También merece un comentario el papel marginal de los precios por emitir gases de efecto invernadero en los debates y resultado del Acuerdo. Como casi todos los economistas, quizá más por lo recurrente de este tema en mis trabajos de investigación, soy un firme partidario de esta aproximación por su eficiencia y simplicidad. Por ello, como a The Economist, me sorprende que no haya una cita explícita a esta aproximación y que solo colateralmente se reconozca la posibilidad de utilizar estos mecanismos en el Acuerdo (artículo 6). Bajo mi punto de vista los precios pueden además colaborar en la resolución de buena parte de los asuntos abiertos recién mencionados: desde incentivar el mantenimiento de los combustibles fósiles bajo tierra (incrementando su coste de utilización y haciendo menos atractivo su consumo) a proporcionar recursos para los fondos de adaptación y mitigación o incluso para compensar a los perdedores de todo el proceso. Un club a la Nordhaus, creado en torno a un precio pero sin cláusulas penalizadoras, podría ejemplificar las ventajas de actuar coordinadamente dentro del acuerdo para suministrar contribuciones voluntarias coherentes con los objetivos climáticos establecidos.

Las reflexiones anteriores me llevan a enumerar algunas pautas sobre cómo creo que deben proceder las políticas climáticas nacionales para alcanzar (conjuntamente) el objetivo establecido. Quizá la primera se refiere a la necesidad de actuar desde ya, poniendo énfasis en la mitigación más efectiva y fácil: gases de efecto invernadero localizados sectorialmente y especialmente dañinos podrían ser los primeros candidatos, tal y como sugiere el profesor Ramanathan, recién galardonado por sus aportaciones en este campo por la Fundación BBVA. El carbón debe ser otro damnificado inicial, al contrario de lo que está sucediendo ahora incluso en países embarcados en una transición energética como Alemania, para lo que es fundamental retirar subvenciones y hacer que el precio de este producto recoja todos los costes sociales que genera. Otros combustibles fósiles, petróleo y gas, deben ir dejando paso a alternativas bajas en carbono a través de soluciones similares a las aplicadas con el carbón. El precio del carbono puede jugar un papel importante en hacer más atractivas a las energías renovables, pero es también muy necesario dedicar muchos más recursos a la investigación en este campo. Tal y como han sugerido muchos economistas, y en particular Carolyn Fischer (actualmente miembro del comité científico del centro), parece evidente a esta altura que los esfuerzos que hemos realizado para reducir los costes de estas alternativas han sido poco eficientes y debemos repensar la estrategia de despliegue rápido y favorecer la búsqueda de soluciones baratas y de gran potencial en los laboratorios y centros de investigación.
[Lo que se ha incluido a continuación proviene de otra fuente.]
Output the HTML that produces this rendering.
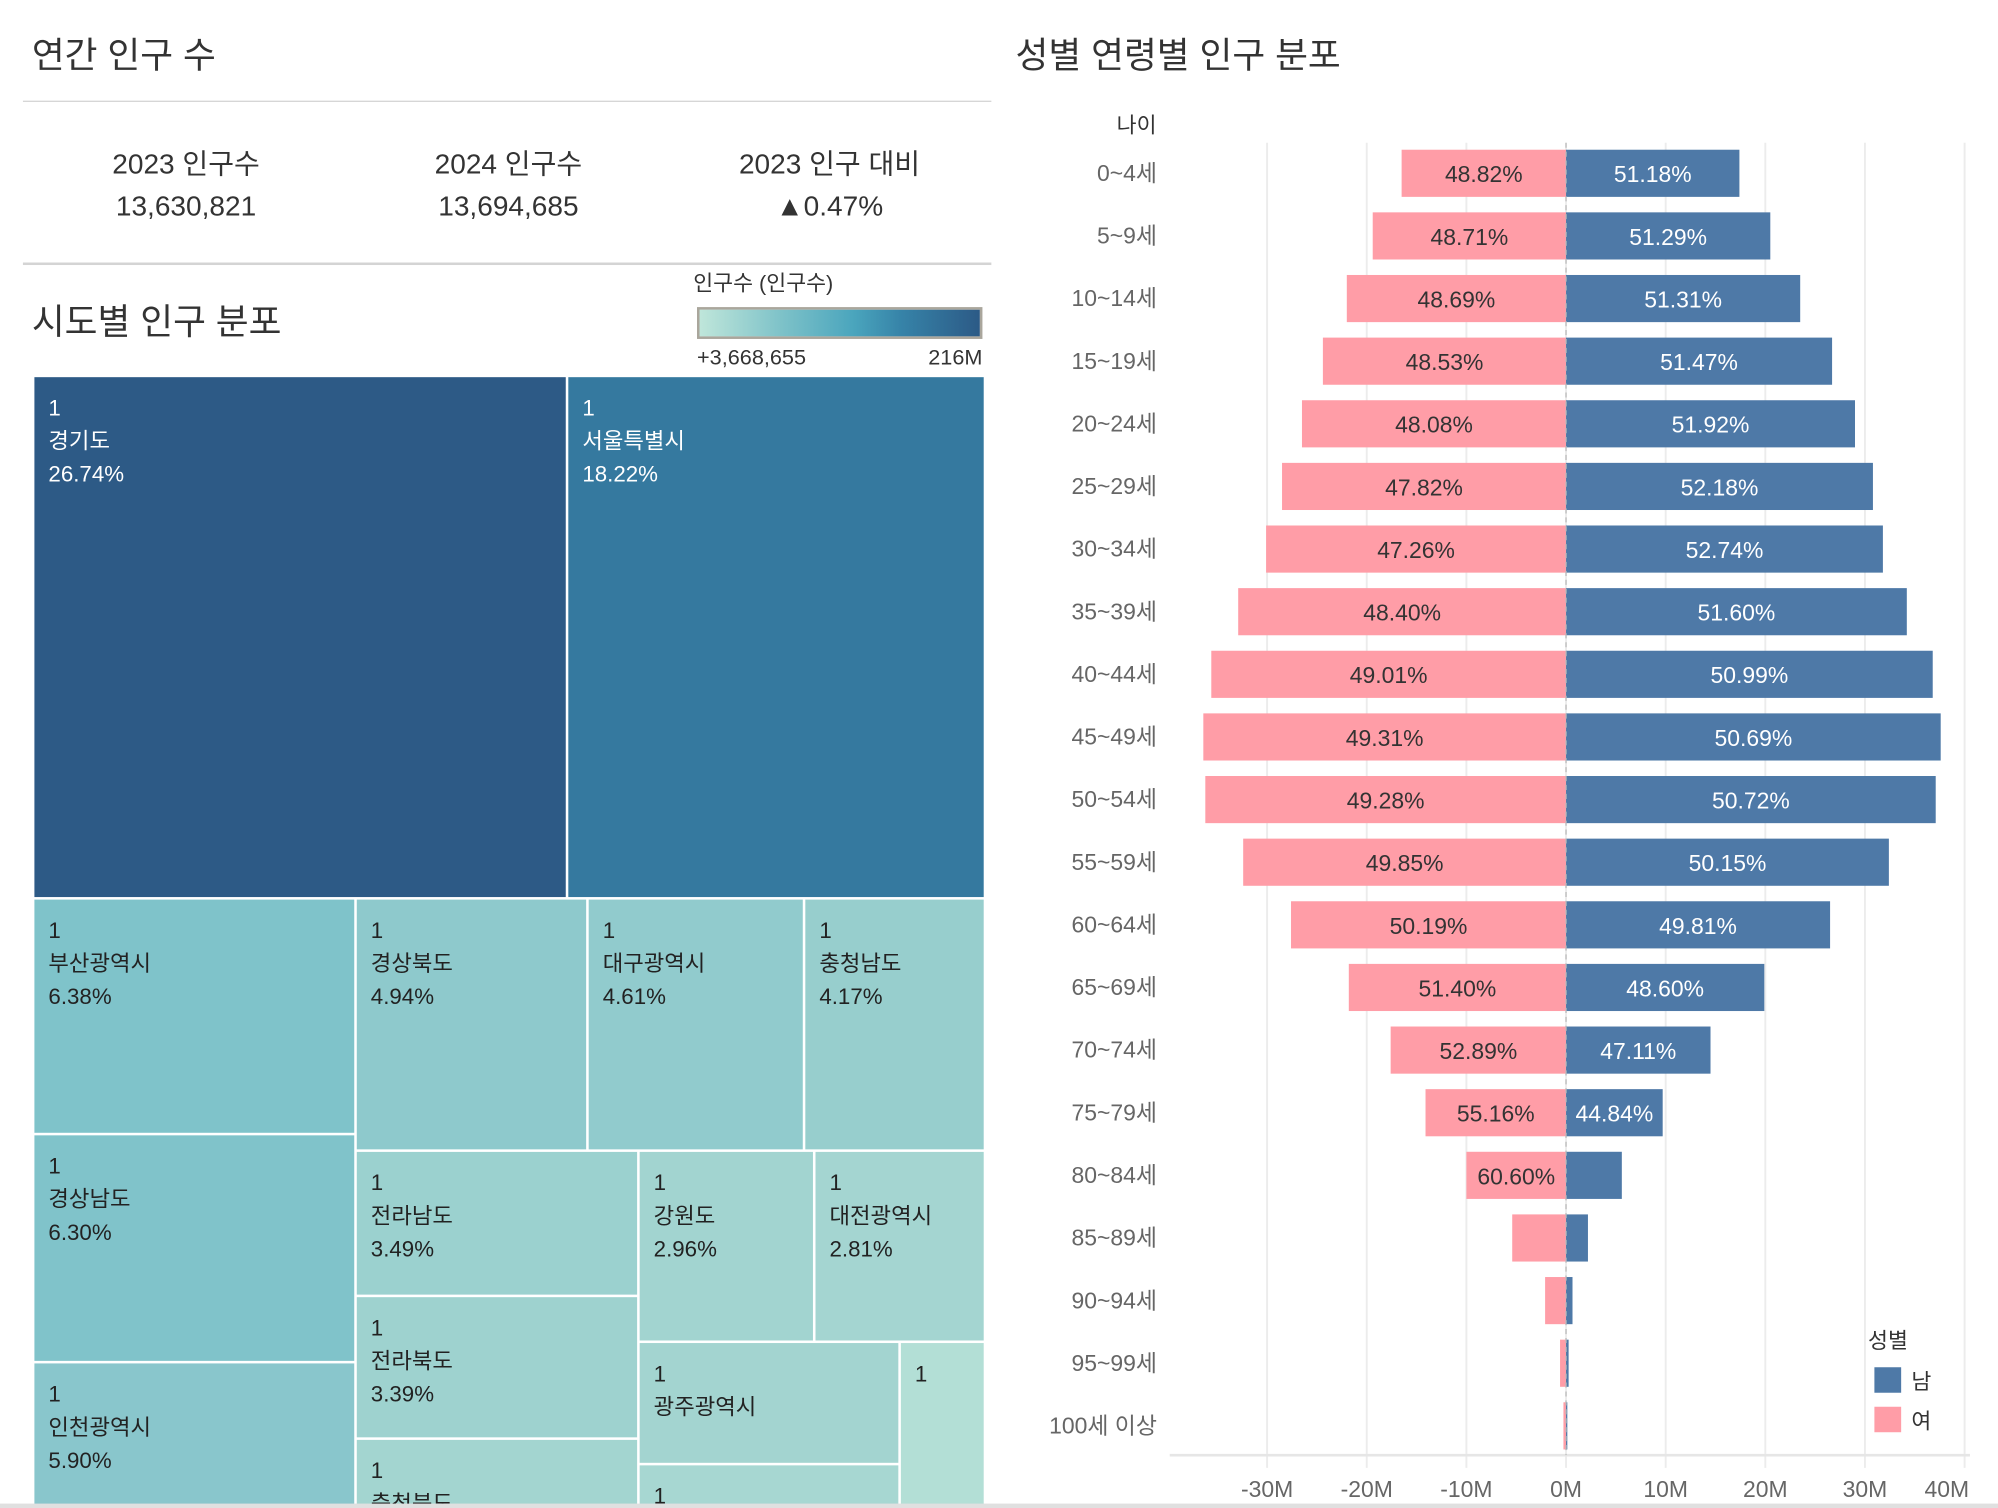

Las soluciones apuntadas son de aplicación general, si bien los esfuerzos en investigación parecen especialmente necesarios y factibles en el mundo avanzado. No obstante, los países en desarrollo deben actuar decisivamente en la corrección de los precios de los combustibles fósiles, en particular eliminando subvenciones que son ineficientes económica y socialmente. También es crucial que los países emergentes acierten en los procesos de inversión y en la configuración de las nuevas ciudades e infraestructuras que aparecerán en las próximas décadas tal y como ha apuntado últimamente Nicholas Stern. Es además importante que la regulación pública evolucione teniendo en cuenta las necesidades y los entornos cambiantes. El ámbito del transporte es quizá el mejor ejemplo, al convivir una laxa definición y aplicación de normativas sobre la producción con una imposición sobre los carburantes que no responde a los problemas generados por este sector.
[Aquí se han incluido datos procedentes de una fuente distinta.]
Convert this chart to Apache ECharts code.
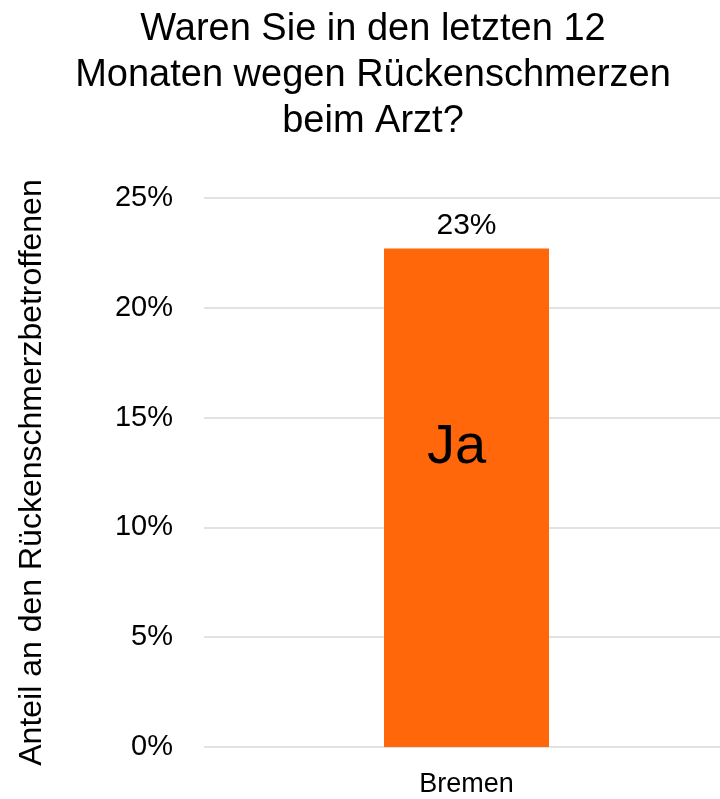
<!DOCTYPE html>
<html>
<head>
<meta charset="utf-8">
<script src="https://cdn.jsdelivr.net/npm/echarts@6/dist/echarts.min.js"></script>
<style>html,body{margin:0;padding:0;background:#fff;}#c{width:720px;height:799px;}</style>
</head>
<body>
<div id="c"></div>
<script>
const titleText = 'Waren Sie in den letzten 12\nMonaten wegen Rückenschmerzen\nbeim Arzt?';
const categories = ['Bremen'];
const values = [22.7];
const barLabel = 'Ja';
const yTicks = [0, 5, 10, 15, 20, 25];
const yAxisName = 'Anteil an den Rückenschmerzbetroffenen';

const FONT = '"Liberation Sans", Arial, Helvetica, sans-serif';
const chart = echarts.init(document.getElementById('c'));
chart.setOption({
  animation: false,
  title: {
    text: titleText,
    left: 368,
    textAlign: 'center',
    top: 2,
    textStyle: { fontFamily: FONT, fontSize: 38, fontWeight: 'normal', color: '#000', lineHeight: 46, align: 'center' }
  },
  grid: { left: 204, width: 525, top: 198, bottom: 52, containLabel: false, outerBoundsMode: 'none' },
  xAxis: {
    type: 'category',
    data: categories,
    axisLine: { show: false },
    axisTick: { show: false },
    axisLabel: { fontFamily: FONT, fontSize: 27, color: '#000', margin: 24 }
  },
  yAxis: {
    type: 'value',
    min: yTicks[0],
    max: yTicks[yTicks.length - 1],
    interval: 5,
    name: yAxisName,
    nameLocation: 'middle',
    nameGap: 156,
    nameTextStyle: { fontFamily: FONT, fontSize: 32, color: '#000' },
    axisLine: { show: false },
    axisTick: { show: false },
    axisLabel: { fontFamily: FONT, fontSize: 29, color: '#000', margin: 31, formatter: v => v + '%' },
    splitLine: { lineStyle: { color: '#d9d9d9', width: 1.5 } }
  },
  series: [
    {
      type: 'bar',
      data: values,
      barWidth: 165,
      itemStyle: { color: '#FF670A' },
      label: {
        show: true,
        position: 'inside',
        formatter: barLabel,
        fontFamily: FONT,
        fontSize: 56,
        color: '#000',
        offset: [-10, -50]
      },
      z: 2
    },
    {
      type: 'bar',
      data: values,
      barWidth: 165,
      barGap: '-100%',
      itemStyle: { color: 'rgba(0,0,0,0)' },
      label: {
        show: true,
        position: 'top',
        distance: 8,
        formatter: p => Math.round(p.value) + '%',
        fontFamily: FONT,
        fontSize: 30,
        color: '#000'
      },
      z: 3
    }
  ]
});
</script>
</body>
</html>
En resumen, creo que París representa un gran paso adelante y un considerable éxito diplomático. Sin embargo son muchos los interrogantes que persisten y solo seremos capaces de ver los efectos de este acuerdo dentro de unos años, a partir de sus desarrollos en futuros procesos de negociación internacional y, sobre todo, de la aplicación de políticas climáticas nacionales para el cumplimiento de los objetivos voluntarios establecidos.